An iron marker displays information on the bridge's Glasgow origins. (Wikimedia Commons)

The misleading title was eventually consigned to the history books, and the name was altered to Cavenagh Bridge in honour of Major General Orfeur Cavenagh, who governed in Singapore from 1859-67. The Cavenagh family coat of arms adorns the bridge to this day.

It’s recorded that P & W Maclellan built and tested the Cavenagh Bridge to withstand an overall load four times its own weight.

But, while this extra strength allowed the bridge to cope with the growing number of rickshaws and ox carts in Singapore in the late 19th century, the sheer influx of trade into the fast-growing urban area would prove to be too much for it to handle.
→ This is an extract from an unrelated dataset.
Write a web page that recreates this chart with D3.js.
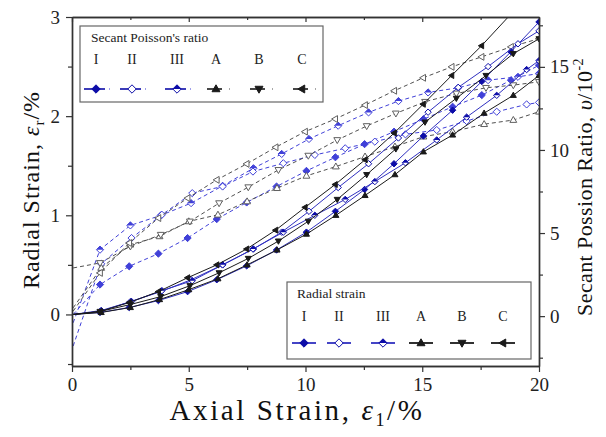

Separately hindered by its low draught, which restricted river traffic, Cavenagh Bridge surrendered its vehicle traffic to the new Anderson Bridge in 1910. It was fortunately spared from demolition and converted for pedestrian use instead.

A vintage police notice remains on the 9.5-metre-wide bridge today, restricting the passage of vehicles - livestock included - that weigh more than 152kg.

Considered by heritage experts as one of the country’s most important architectural landmarks, the Cavenagh Bridge was designated a National Monument of Singapore in 2019.

An iron marker denoting the Cavenagh Bridge’s 1868 Glasgow birth is displayed prominently along its side.